O médico encarou-me espantado e em seguida questionou o jornalista:
- Como não houve nada!?... e a escada?... o que você viu depois desta foto?
- "Eu não vi mais nada porque não tive coragem de continuar a subir a escada,... estava com medo das imagens que esperavam-me adiante..."
- Você não subiu por medo?... não acredito!!... depois do seu relato acho que não vou dormir esta noite pensando na próxima fotografia!...
- "Desculpem-me se os decepcionei com o desfecho senhores,... mas depois da fotografia da cidade futurista e dos pássaros metálicos, eu desci a escada correndo e retornei ao estreito corredor..."
- E então? - perguntei
- "Então mais nada!... eu acordei meio confuso com as imagens que havia presenciado e isto é tudo de que me recordo..."
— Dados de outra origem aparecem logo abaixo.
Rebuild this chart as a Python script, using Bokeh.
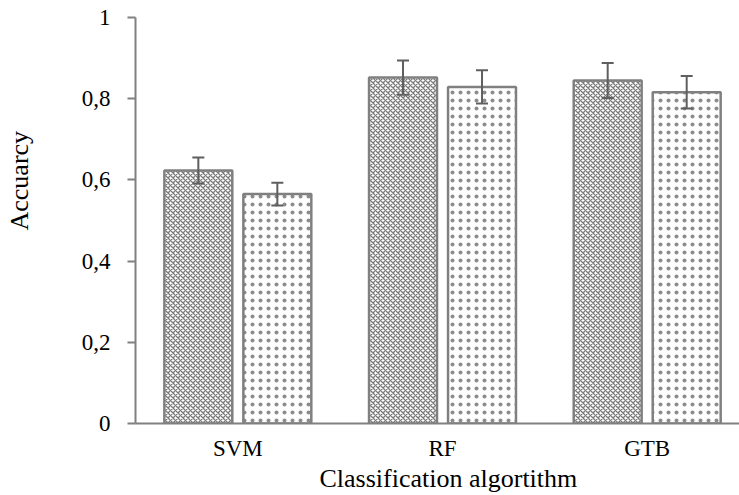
from bokeh.plotting import figure
from bokeh.models import (ColumnDataSource, Range1d, FixedTicker, CustomJSTickFormatter,
                          Whisker, TeeHead, Title)
from bokeh.embed import file_html
from bokeh.resources import INLINE

categories = ["SVM", "RF", "GTB"]
series_a = [0.623, 0.852, 0.845]
err_a = [0.032, 0.042, 0.043]
series_b = [0.565, 0.829, 0.816]
err_b = [0.028, 0.041, 0.040]
y_ticks = [0, 0.2, 0.4, 0.6, 0.8, 1.0]
x_title = "Classification algortithm"
y_title = "Accuarcy"

FONT = "Liberation Serif"
FS = "23px"
TFS = "26px"
EDGE = "#808080"
ERR = "#5f5f5f"

centers = [i + 0.5 for i in range(len(categories))]
off = 0.193
bw = 0.332

src_a = ColumnDataSource(dict(
    x=[c - off for c in centers], top=series_a,
    upper=[v + e for v, e in zip(series_a, err_a)],
    lower=[v - e for v, e in zip(series_a, err_a)]))
src_b = ColumnDataSource(dict(
    x=[c + off for c in centers], top=series_b,
    upper=[v + e for v, e in zip(series_b, err_b)],
    lower=[v - e for v, e in zip(series_b, err_b)]))

p = figure(width=739, height=495, output_backend="svg", toolbar_location=None,
           x_range=Range1d(0, 2.951), y_range=Range1d(0, 1),
           min_border_left=134, min_border_right=0, min_border_top=17,
           min_border_bottom=72)
p.outline_line_color = None
p.background_fill_color = "white"
p.border_fill_color = "white"
p.xgrid.grid_line_color = None
p.ygrid.grid_line_color = None

p.vbar(x="x", top="top", width=bw, bottom=0, source=src_a,
       fill_color="white", line_color=EDGE, line_width=2.5,
       hatch_pattern="x", hatch_color="#7a7a7a", hatch_scale=5, hatch_weight=1.3)
p.vbar(x="x", top="top", width=bw, bottom=0, source=src_b,
       fill_color="white", line_color=EDGE, line_width=2.5,
       hatch_pattern=".", hatch_color="#8c8c8c", hatch_scale=8, hatch_weight=1)

for src in (src_a, src_b):
    w = Whisker(source=src, base="x", upper="upper", lower="lower",
                dimension="height", line_color=ERR, line_width=2, level="overlay",
                upper_head=TeeHead(size=12, line_color=ERR, line_width=2),
                lower_head=TeeHead(size=12, line_color=ERR, line_width=2))
    p.add_layout(w)

# x axis
p.xaxis.ticker = FixedTicker(ticks=centers)
p.xaxis.major_label_overrides = {c: n for c, n in zip(centers, categories)}
p.xaxis.major_tick_line_color = None
p.xaxis.minor_tick_line_color = None
p.xaxis.axis_line_color = EDGE
p.xaxis.axis_line_width = 2
p.xaxis.major_label_standoff = 6
p.xaxis.major_label_text_font = FONT
p.xaxis.major_label_text_font_size = FS
p.xaxis.major_label_text_color = "black"

# y axis
p.yaxis.ticker = FixedTicker(ticks=y_ticks)
p.yaxis.formatter = CustomJSTickFormatter(
    code="return (Math.round(tick*10)/10).toString().replace('.', ',');")
p.yaxis.major_tick_out = 8
p.yaxis.major_tick_in = 0
p.yaxis.major_tick_line_color = EDGE
p.yaxis.major_tick_line_width = 2
p.yaxis.minor_tick_line_color = None
p.yaxis.axis_line_color = EDGE
p.yaxis.axis_line_width = 2
p.yaxis.major_label_standoff = 17
p.yaxis.major_label_text_font = FONT
p.yaxis.major_label_text_font_size = FS
p.yaxis.major_label_text_color = "black"
# invisible spacer label to push the title outward
p.yaxis.axis_label = " "
p.yaxis.axis_label_text_font_size = "1px"
p.yaxis.axis_label_text_alpha = 0
p.yaxis.axis_label_standoff = 39

xt = Title(text=x_title, align="left", offset=184, vertical_align="top", standoff=0,
           text_font=FONT, text_font_size=TFS, text_font_style="normal",
           text_color="black")
p.add_layout(xt, "below")

yt = Title(text=y_title, align="left", offset=193, standoff=4,
           text_font=FONT, text_font_size=TFS, text_font_style="normal",
           text_color="black")
p.add_layout(yt, "left")

open("out.html", "w").write(file_html(p, INLINE))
- Bem senhores!... diante de tudo o que nos foi relatado, eu lhes afirmo que certamente a espécie humana nunca chagará a tal grau de crueldade e destruição que você testemunhou em seu sonho impossível meu amigo jornalista!... afinal!... resta-nos o consolo de que tudo não passou de um sonho insano!! - proferiu efusivamente o médico, que tomando em sua mão outra garrafa de vinho que o garçom acabara de trazer a mesa, encheu nossos copos propondo o último brinde da noite, com um sorriso discreto no face.
Sentimos-nos aliviados com as últimas palavras profetizadas pelo médico; e reunidos naquela mesa com a noite avançada e poucas pessoas no Café, alheios as horas, refletimos sobre a realidade segura que nos cercava; então levantamos nosso copos de vinho e brindamos a civilização para logo em seguida partirmos.